If the singularity of $w_{b}(z_{b})$ at $z_{b,1}$ is an integrable one, then the integral of $w_{b}(z_{b})$ along any open integration contour $D_{b}$ going from a point $z_{b,0}$ internal to $C_{b}$ to the singular point $z_{b,1}$ ,

$\begin{displaymath} \int_{D_{b}}dz_{b}\, w_{b}(z_{b}), \end{displaymath}$

(21)

exists and is a finite complex number. We consider now the corresponding integral of $w_{a}(z_{a})$ along an arbitrary open integration contour $D_{a}$ going from an internal point $z_{a,0}$ within the open unit disk to the singular point $z_{a,1}$ on the unit circle, and make a transformation of the integration variable from $z_{a}$ to $z_{b}$ ,

$\displaystyle \int_{D_{a}}dz_{a}\, w_{a}(z_{a})$	$\textstyle =$	$\displaystyle \int_{D_{b}}dz_{b}\, \left( \frac{dz_{a}}{dz_{b}} \right) w_{b}(z_{b})$
	$\textstyle =$	$\displaystyle \int_{D_{b}}dz_{b}\, \left[ \frac{d\gamma^{(-1)}(z_{b})}{dz_{b}} \right] w_{b}(z_{b}),$	(22)

where we used the relations shown in Equations (14) and (16), where $D_{b}$ is an open integration contour going from an internal point $z_{b,0}$ to the singular point $z_{b,1}$ , and where $D_{b}$ , $z_{b,0}$ and $z_{b,1}$ correspond respectively to $D_{a}$ , $z_{a,0}$ and $z_{a,1}$ , through the conformal transformation. Since the conformal transformation is an analytic function, the derivative within brackets is also an analytic function within and on $D_{b}$ , and therefore is a limited function there. Since $w_{b}(z_{b})$ by hypothesis is an integrable function around the singular point $z_{b,1}$ , and since the product of a limited function and an integrable function is also an integrable function, the integrand of this last integral is an integrable function, and therefore this last integral exists and is a finite complex number. We thus conclude that

$\begin{displaymath} \int_{D_{a}}dz_{a}\, w_{a}(z_{a}) \end{displaymath}$

(23)

exists and is a finite complex number. Therefore, $w_{a}(z_{a})$ is an integrable function around the singular point $z_{a,1}$ , and therefore that singularity is also an integrable one. This establishes Lemma 4.

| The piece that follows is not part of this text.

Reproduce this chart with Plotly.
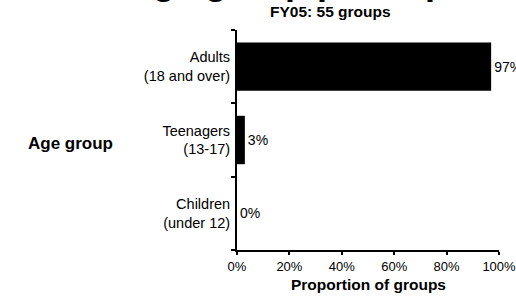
import plotly.graph_objects as go

categories = ["Adults<br>(18 and over)", "Teenagers<br>(13-17)", "Children<br>(under 12)"]
values = [0.97, 0.03, 0.0]
value_labels = ["97%", "3%", "0%"]
x_ticks = [0, 0.2, 0.4, 0.6, 0.8, 1.0]
x_tick_labels = ["0%", "20%", "40%", "60%", "80%", "100%"]

FONT = "Liberation Sans, Arial, sans-serif"

fig = go.Figure(go.Bar(
    y=categories,
    x=values,
    orientation="h",
    marker=dict(color="black", line=dict(width=0)),
    width=0.66,
    text=value_labels,
    textposition="outside",
    textfont=dict(family=FONT, size=14, color="black"),
    cliponaxis=False,
    hoverinfo="skip",
))

fig.update_layout(
    template="none",
    width=516, height=296,
    margin=dict(l=237, r=17, t=30, b=46, autoexpand=False),
    paper_bgcolor="white", plot_bgcolor="white",
    showlegend=False,
    font=dict(family=FONT, size=13, color="black"),
    xaxis=dict(
        automargin=False,
        range=[0, 1], tickvals=x_ticks, ticktext=x_tick_labels,
        tickfont=dict(size=13), ticklabeloverflow="allow",
        showgrid=False, zeroline=False,
        showline=True, linecolor="black", linewidth=2,
        ticks="outside", ticklen=3, tickwidth=1.5, tickcolor="black",
    ),
    yaxis=dict(
        automargin=False,
        categoryorder="array", categoryarray=categories[::-1],
        range=[-0.5, 2.5],
        tickfont=dict(size=14.5),
        showgrid=False, zeroline=False,
        showline=True, linecolor="black", linewidth=2,
        ticks="outside", ticklen=4, tickwidth=1.5, tickcolor="black",
        tickson="boundaries", ticklabelstandoff=2,
    ),
    annotations=[
        dict(text="<b>Age group participation</b>", xref="paper", yref="paper",
             x=0.355, y=1.119, xanchor="center", yanchor="bottom",
             showarrow=False, font=dict(size=36)),
        dict(text="<b>FY05: 55 groups</b>", xref="paper", yref="paper",
             x=0.355, y=1.036, xanchor="center", yanchor="bottom",
             showarrow=False, font=dict(size=15.5)),
        dict(text="<b>Age group</b>", xref="paper", yref="paper",
             x=-0.466, y=0.486, xanchor="right", yanchor="middle",
             showarrow=False, font=dict(size=17)),
        dict(text="<b>Proportion of groups</b>", xref="paper", yref="paper",
             x=0.5, y=-0.155, xanchor="center", yanchor="middle",
             showarrow=False, font=dict(size=15.5)),
    ],
)

fig.write_html("out.html", config={"displayModeBar": False},
               post_script="document.body.style.margin='0px';")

We must now consider the question of what is the set of curves $C_{b}$ for which the structure described above can be set up. Given the curve $C_{b}$ , the only additional objects we need in order to do this is the conformal mapping $\gamma(z_{a})$ and its inverse $\gamma^{(-1)}(z_{b})$ , between that curve and the unit circle $C_{a}$ , as well as between the respective interiors. The existence of these transformation functions can be ensured as a consequence of the Riemann mapping theorem, and of the associated results relating to conformal mappings between regions of the complex plane [#!RMPQiu!#]. According to that theorem, a conformal transformation such as the one we just described exists between any bounded simply connected open set of the plane and the open unit disk, and can be extended to the respective boundaries so long as the curve $C_{b}$ is differentiable. There are therefore no additional limitations on the differentiable simple closed curves $C_{b}$ that may be considered here.